Nous considérons de notre devoir de vous dire que seuls l’affirmation et le renforcement des décisions des Saints Pères peuvent rendre le pouvoir et l’autorité aux évêques de l’Église, restaurer au sein du peuple la conscience de son unité, en gardant à l’Orthodoxie la liberté qui lui est propre et que recherchent les chrétiens d’Occident qui l’ont perdue, mais à cause des désordres ecclésiaux durant les dernières décades ils arrivent à l’idée néfaste que là où est la liberté il ne peut y avoir d’ordre salvateur.

En dehors de ces questions essentielles que nous osons soumettre à l’attention de Votre Sainteté, laissant de côté pour l’instant une multitude de questions pratiques nous concernant, et d’autres plus particulières comme par exemple : l’examen du calendrier (nouveau style) la proclamation et glorification universelle de certains Saints locaux qui apparurent comme des défenseurs de la Vérité Catholique, tels que Saint Photius, Saint Marc d’Éphèse, Saint Séraphin de Sarov… l’autorité centrale de l’Église, les possibilités de la réunion de certains Chrétiens, aussi bien orientaux qu’occidentaux, la mission de l’Église parmi les païens, les établissements d’enseignement supérieur de l’Église, etc., moi, suppléant du président de la Confrérie, je me permets d’attirer l’attention de Sainteté sur deux questions encore qui intéressent vivement deux sections de notre Confrérie :

Saint-Irénée (occident), et Saint-Alexis (orient).

Étant donné l’intérêt de nombreux Chrétiens occidentaux pour l’Orthodoxie, le Pro-Synode discutera-t-il les questions suivantes, et quelle est votre opinion à leur sujet ?

a) la possibilité de la restauration d’un Siège romain,

b) les droits des Églises locales d’Occident, dans le cas de leur

réintégration au sein de l’Église chrétienne,

c) la possibilité de reconnaître le rite occidental et son maintien

pour les Orthodoxes occidentaux,

d) les relations avec les hétérodoxes et la connaissance de leurs

limites (intercommunion, réunion pour des questions pratiques).

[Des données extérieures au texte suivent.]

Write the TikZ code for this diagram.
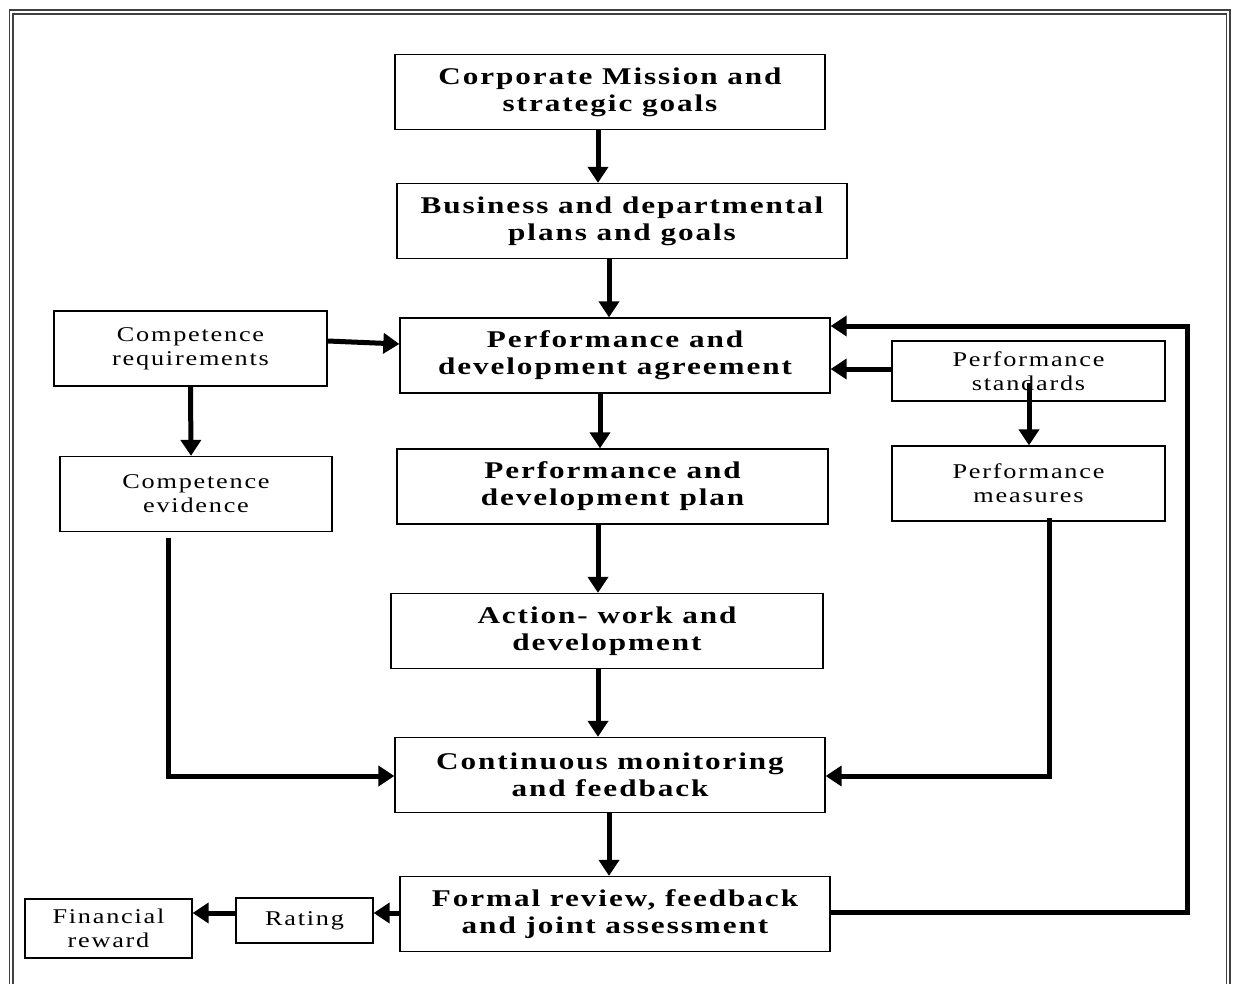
\documentclass[tikz,border=0pt]{standalone}
\usepackage{fontspec}
\setmainfont{Liberation Serif}
\newfontfamily\boxfont[LetterSpace=8,FakeStretch=1.3]{Liberation Serif}
\newfontfamily\sidefont[LetterSpace=8.5,FakeStretch=1.25]{Liberation Serif}
\usetikzlibrary{arrows.meta,calc}
\begin{document}
\begin{tikzpicture}[x=1pt,y=-1pt,
  box/.style={draw, line width=1.3pt, inner sep=0pt, align=center},
  mainbox/.style={box, minimum width=430pt, minimum height=75pt,
    font=\boxfont\bfseries\fontsize{24}{27}\selectfont},
  sidebox/.style={box, minimum width=273pt, minimum height=75pt,
    font=\sidefont\fontsize{21}{24}\selectfont},
  flow/.style={line width=5pt, -{Triangle[length=16pt,width=20pt]}},
  frameline/.style={line width=1.2pt, draw=black!75},
]
\useasboundingbox (0,0) rectangle (1233,984);

% double outer frame
\draw[frameline] (9.5,995) -- (9.5,10) -- (1230,10) -- (1230,995);
\draw[frameline] (13,995) -- (13,14) -- (1226.5,14) -- (1226.5,995);

% main chain
\node[mainbox] (corp) at (610,92) {Corporate Mission and\\strategic goals};
\node[mainbox, minimum width=450pt] (bus) at (622,221) {Business and departmental\\plans and goals};
\node[mainbox] (agree) at (615,355.5) {Performance and\\development agreement};
\node[mainbox, minimum width=431pt] (plan) at (612.5,486.5) {Performance and\\development plan};
\node[mainbox, minimum width=432pt] (act) at (607,631) {Action- work and\\development};
\node[mainbox] (mon) at (610,775) {Continuous monitoring\\and feedback};
\node[mainbox] (rev) at (615,914) {Formal review, feedback\\and joint assessment};

% side boxes
\node[sidebox] (creq) at (190.5,348.5) {Competence\\requirements};
\node[sidebox, minimum width=272pt] (cev) at (196,494) {Competence\\evidence};
\node[sidebox, minimum height=60pt] (std) at (1028.5,371) {Performance\\standards};
\node[sidebox] (meas) at (1028.5,483.5) {Performance\\measures};
\node[sidebox, minimum width=137pt, minimum height=45pt] (rat) at (304.5,920.5) {Rating};
\node[sidebox, minimum width=167pt, minimum height=59pt] (fin) at (108.5,928.5) {Financial\\reward};

% vertical flow of the main chain
\draw[flow] ($(corp.south)+(-12,0)$) -- ($(bus.north)+(-24,0)$);
\draw[flow] ($(bus.south)+(-13,0)$) -- ($(agree.north)+(-6,0)$);
\draw[flow] ($(agree.south)+(-15,0)$) -- ($(plan.north)+(-12.5,0)$);
\draw[flow] ($(plan.south)+(-14.5,0)$) -- ($(act.north)+(-9,0)$);
\draw[flow] ($(act.south)+(-9,0)$) -- ($(mon.north)+(-12,0)$);
\draw[flow] ($(mon.south)+(-1,0)$) -- ($(rev.north)+(-6,0)$);

% competence branch
\draw[flow] ($(creq.east)+(0,-7.5)$) -- ($(agree.west)+(0,-11.5)$);
\draw[flow] (creq.south) -- ($(cev.north)+(-5,0)$);
\coordinate (cevout) at ($(cev.south)+(-28,6)$);
\draw[flow] (cevout) |- ($(mon.west)+(0,1)$);

% performance standards branch
\coordinate (stdin) at ($(std.west)+(0,-2)$);
\draw[flow] (stdin) -- (stdin -| agree.east);
\coordinate (stdout) at ($(std.center)+(0.5,12)$);
\draw[flow] (stdout) -- (stdout |- meas.north);
\coordinate (measout) at ($(meas.south)+(21,-4)$);
\draw[flow] (measout) |- ($(mon.east)+(0,1)$);

% feedback loop from the review back to the agreement
\coordinate (revout) at ($(rev.east)+(0,-2)$);
\draw[flow] (revout) -- ++(357,0) |- ($(agree.east)+(0,-29.5)$);

% review outcomes
\draw[flow] ($(rev.west)+(0,-1)$) -- ($(rat.east)+(0,-7.5)$);
\draw[flow] ($(rat.west)+(0,-7.5)$) -- ($(fin.east)+(0,-15.5)$);
\end{tikzpicture}
\end{document}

Servant au Triomphe de l’Orthodoxie et aspirant à l’affermissement de l’autorité des Évêques de l’Église, en tout lieu, la Confrérie Saint-Photius se fait un honneur d’être au service de Votre Sainteté et sollicite les saintes prières et la bénédiction de Votre Sainteté. »

Le suppléant du Président : Eugraph Kovalevsky [traduit du russe].

Dès 1931, Eugraph Kovalevsky exprime avec clarté le but de son action : redonner à l’Occident sa conscience propre au sein de l’universalité de l’orthodoxie. Sa pensée restera inchangée jusqu’à son départ de la terre.